* **The exercise**:
Without further comment, state how many lines in the listing below contain the word "matplotlib".

* **Dataset excerpt**:
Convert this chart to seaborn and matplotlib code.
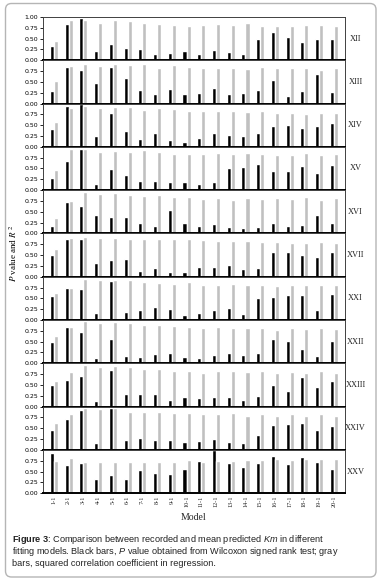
import matplotlib
matplotlib.use("Agg")
import matplotlib.pyplot as plt
import seaborn as sns
import pandas as pd
from matplotlib.patches import FancyBboxPatch

models = ["1-1", "2-1", "3-1", "4-1", "5-1", "6-1", "7-1", "8-1", "9-1", "10-1",
          "11-1", "12-1", "13-1", "14-1", "15-1", "16-1", "17-1", "18-1", "19-1", "20-1"]
panels = ["XII", "XIII", "XIV", "XV", "XVI", "XVII", "XXI", "XXII", "XXIII", "XXIV", "XXV"]

# black bars: P value (Wilcoxon), gray bars: R^2
p_XII = [0.33, 0.83, 0.98, 0.22, 0.37, 0.29, 0.26, 0.14, 0.16, 0.22, 0.15, 0.24, 0.20, 0.15, 0.48, 0.65, 0.53, 0.43, 0.48, 0.49]
r2_XII = [0.45, 0.92, 0.93, 0.86, 0.94, 0.91, 0.85, 0.83, 0.82, 0.80, 0.82, 0.83, 0.81, 0.85, 0.80, 0.78, 0.80, 0.82, 0.81, 0.80]
p_XIII = [0.29, 0.85, 0.77, 0.48, 0.85, 0.58, 0.32, 0.22, 0.34, 0.22, 0.25, 0.35, 0.22, 0.25, 0.32, 0.55, 0.18, 0.29, 0.68, 0.26]
r2_XIII = [0.51, 0.86, 0.92, 0.86, 0.92, 0.88, 0.91, 0.82, 0.88, 0.85, 0.82, 0.82, 0.82, 0.80, 0.84, 0.81, 0.83, 0.83, 0.78, 0.82]
p_XIV = [0.40, 0.94, 0.98, 0.25, 0.77, 0.36, 0.18, 0.31, 0.15, 0.12, 0.21, 0.33, 0.28, 0.25, 0.31, 0.49, 0.50, 0.44, 0.48, 0.56]
r2_XIV = [0.58, 0.89, 0.94, 0.89, 0.92, 0.92, 0.84, 0.89, 0.88, 0.82, 0.82, 0.83, 0.82, 0.80, 0.82, 0.77, 0.79, 0.76, 0.78, 0.78]
p_XV = [0.27, 0.68, 0.95, 0.15, 0.48, 0.35, 0.20, 0.21, 0.19, 0.19, 0.15, 0.19, 0.52, 0.53, 0.60, 0.45, 0.43, 0.56, 0.40, 0.59]
r2_XV = [0.46, 0.95, 0.95, 0.87, 0.90, 0.88, 0.92, 0.87, 0.84, 0.84, 0.84, 0.85, 0.83, 0.85, 0.84, 0.80, 0.82, 0.85, 0.80, 0.84]
p_XVI = [0.18, 0.72, 0.64, 0.42, 0.37, 0.38, 0.24, 0.16, 0.54, 0.23, 0.18, 0.22, 0.15, 0.13, 0.15, 0.25, 0.18, 0.19, 0.42, 0.25]
r2_XVI = [0.35, 0.75, 0.96, 0.92, 0.94, 0.89, 0.87, 0.88, 0.83, 0.84, 0.80, 0.81, 0.78, 0.81, 0.79, 0.82, 0.80, 0.83, 0.77, 0.82]
p_XVII = [0.49, 0.86, 0.86, 0.32, 0.38, 0.41, 0.14, 0.19, 0.10, 0.12, 0.23, 0.23, 0.28, 0.18, 0.20, 0.56, 0.58, 0.50, 0.46, 0.58]
r2_XVII = [0.63, 0.90, 0.92, 0.90, 0.89, 0.88, 0.88, 0.87, 0.86, 0.86, 0.85, 0.82, 0.82, 0.82, 0.81, 0.81, 0.79, 0.78, 0.81, 0.79]
p_XXI = [0.55, 0.74, 0.71, 0.16, 0.91, 0.19, 0.24, 0.30, 0.25, 0.12, 0.16, 0.22, 0.28, 0.13, 0.51, 0.53, 0.58, 0.58, 0.22, 0.59]
r2_XXI = [0.62, 0.74, 0.95, 0.93, 0.93, 0.92, 0.88, 0.86, 0.84, 0.88, 0.82, 0.82, 0.84, 0.82, 0.81, 0.78, 0.82, 0.81, 0.82, 0.81]
p_XXII = [0.49, 0.83, 0.72, 0.12, 0.55, 0.18, 0.14, 0.21, 0.24, 0.15, 0.13, 0.20, 0.23, 0.20, 0.23, 0.55, 0.52, 0.32, 0.18, 0.51]
r2_XXII = [0.62, 0.85, 0.97, 0.93, 0.95, 0.94, 0.89, 0.88, 0.86, 0.83, 0.82, 0.83, 0.82, 0.81, 0.82, 0.78, 0.81, 0.80, 0.82, 0.80]
p_XXIII = [0.49, 0.62, 0.71, 0.12, 0.85, 0.28, 0.28, 0.28, 0.16, 0.22, 0.19, 0.23, 0.23, 0.15, 0.25, 0.50, 0.35, 0.68, 0.45, 0.59]
r2_XXIII = [0.60, 0.81, 0.95, 0.91, 0.93, 0.91, 0.88, 0.87, 0.83, 0.83, 0.78, 0.83, 0.83, 0.79, 0.83, 0.77, 0.80, 0.78, 0.83, 0.78]
p_XXIV = [0.45, 0.72, 0.92, 0.17, 0.97, 0.22, 0.28, 0.24, 0.22, 0.18, 0.21, 0.25, 0.18, 0.15, 0.34, 0.58, 0.60, 0.62, 0.45, 0.55]
r2_XXIV = [0.62, 0.82, 0.97, 0.94, 0.97, 0.87, 0.87, 0.87, 0.85, 0.85, 0.82, 0.83, 0.85, 0.79, 0.83, 0.78, 0.82, 0.78, 0.82, 0.79]
p_XXV = [0.92, 0.66, 0.70, 0.33, 0.41, 0.33, 0.53, 0.47, 0.45, 0.57, 0.75, 1.00, 0.69, 0.60, 0.70, 0.85, 0.68, 0.83, 0.72, 0.57]
r2_XXV = [0.75, 0.82, 0.73, 0.72, 0.71, 0.72, 0.72, 0.72, 0.72, 0.77, 0.72, 0.74, 0.75, 0.76, 0.77, 0.79, 0.77, 0.79, 0.79, 0.79]

p_all = [p_XII, p_XIII, p_XIV, p_XV, p_XVI, p_XVII, p_XXI, p_XXII, p_XXIII, p_XXIV, p_XXV]
r2_all = [r2_XII, r2_XIII, r2_XIV, r2_XV, r2_XVI, r2_XVII, r2_XXI, r2_XXII, r2_XXIII, r2_XXIV, r2_XXV]

sns.set_style("white")
plt.rcParams["mathtext.fontset"] = "custom"
plt.rcParams["mathtext.rm"] = "Liberation Sans"
plt.rcParams["mathtext.it"] = "Liberation Sans:italic"
plt.rcParams["mathtext.bf"] = "Liberation Sans:bold"

fig, axes = plt.subplots(len(panels), 1, sharex=True, figsize=(3.87, 5.83), dpi=100)
fig.subplots_adjust(left=0.111, right=0.891, top=0.971, bottom=0.154, hspace=0)

for i, (ax, name) in enumerate(zip(axes, panels)):
    df = pd.DataFrame({
        "Model": models * 2,
        "value": p_all[i] + r2_all[i],
        "kind": ["P"] * len(models) + ["R2"] * len(models),
    })
    sns.barplot(data=df, x="Model", y="value", hue="kind", palette=["black", "#c0c0c0"],
                width=0.55, saturation=1, errorbar=None, legend=False, ax=ax)
    ax.set_ylim(0, 1)
    ax.set_xlim(-0.74, 19.74)
    ticks = [0, 0.25, 0.5, 0.75, 1.0] if i == 0 else [0, 0.25, 0.5, 0.75]
    ax.set_yticks(ticks)
    ax.set_yticklabels([f"{t:.2f}" for t in ticks], fontsize=4.5, family="DejaVu Sans")
    ax.tick_params(axis="y", left=True, length=2, width=0.6, pad=1.5, colors="black")
    ax.tick_params(axis="x", bottom=False, length=0)
    ax.set_ylabel("")
    ax.set_xlabel("")
    for side in ["left", "right", "top"]:
        ax.spines[side].set_color("#404040")
        ax.spines[side].set_linewidth(0.7)
    ax.spines["bottom"].set_color("black")
    ax.spines["bottom"].set_linewidth(1.4)
    ax.text(1.036, 0.5, name, transform=ax.transAxes, ha="center", va="center",
            fontsize=6, family="Liberation Serif")

axes[-1].set_xticks(range(len(models)))
axes[-1].set_xticklabels(models, rotation=90, fontsize=4.5, family="Liberation Serif")
axes[-1].tick_params(axis="x", pad=2)

fig.text(194 / 387, 1 - 517 / 583, "Model", ha="center", va="center",
         fontsize=7, family="Liberation Serif")
fig.text(13 / 387, 1 - 253 / 583, r"$P$ value and $R^{\ 2}$", rotation=90, ha="center", va="center",
         fontsize=6.5, family="Liberation Serif", math_fontfamily="stix", color="black")

caption = [
    r"$\mathbf{Figure\ 3}$: Comparison between recorded and mean predicted $\mathit{Km}$ in different",
    r"fitting models. Black bars, $\mathit{P}$ value obtained from Wilcoxon signed rank test; gray",
    "bars, squared correlation coefficient in regression.",
]
for k, line in enumerate(caption):
    fig.text(11.5 / 387, 1 - (540 + 11.7 * k) / 583, line, ha="left", va="center",
             fontsize=6.6, family="Liberation Sans", color="#222222")

fig.add_artist(FancyBboxPatch((5.5, 6), 370.5, 573.5, boxstyle="round,pad=0,rounding_size=6",
                              transform=None, fill=False, edgecolor="#b5b5b5", linewidth=1))

fig.savefig("out.png", dpi=100)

* **Worked answer**:
5